PaintBench is a precise, deterministic benchmark for evaluating native pixel-space image generation models. The dataset consists of programmatically generated (input_image, instruction, answer_image) triplets, ensuring pixel-exact answers and a known answer distribution. It was created by PaintBench and last updated on Hugging Face in May 2026.
Use Cases
- Benchmarking model performance on geometric transforms based on the described 'MS-Paint-style' edits.
- Evaluating color manipulation capabilities of image models using the programmatically generated instruction-answer pairs.
- Testing a model's ability to perform structural manipulation edits with pixel-level correctness.
- Assessing symbolic-reasoning in visual editing tasks as defined by the benchmark's problem types.
Strengths
- The benchmark is deterministic, with programmatically generated triplets ensuring pixel-exact ground truth answers.
- The answer distribution for evaluation is known by construction, providing a controlled testing environment.

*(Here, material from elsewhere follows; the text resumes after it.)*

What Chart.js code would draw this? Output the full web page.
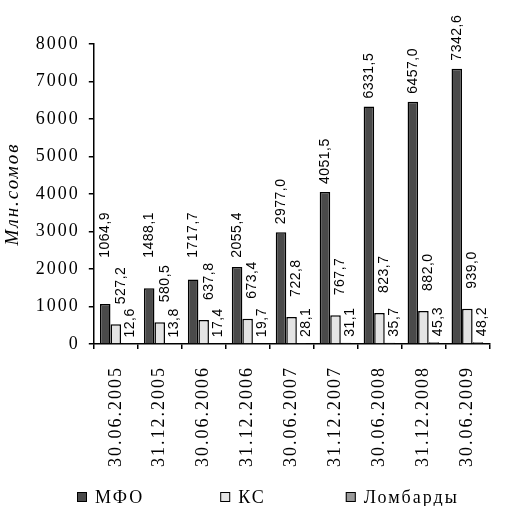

- It evaluates a specific range of visual editing tasks: geometric transforms, color changes, structural manipulation, and symbolic-reasoning.
Limitations
- Column-level documentation is absent; field semantics must be inferred after download.
- Row count is unknown, which may limit suitability assessment for large-scale training.
- Description metadata is limited; actual data quality requires manual inspection after download.
Provenance
- Source
- PaintBench
- Collection Method
- Programmatically generated (input_image, instruction, answer_image) triplets.
- Freshness
- Last updated 2026-05-25 15:01:15; freshness should be verified.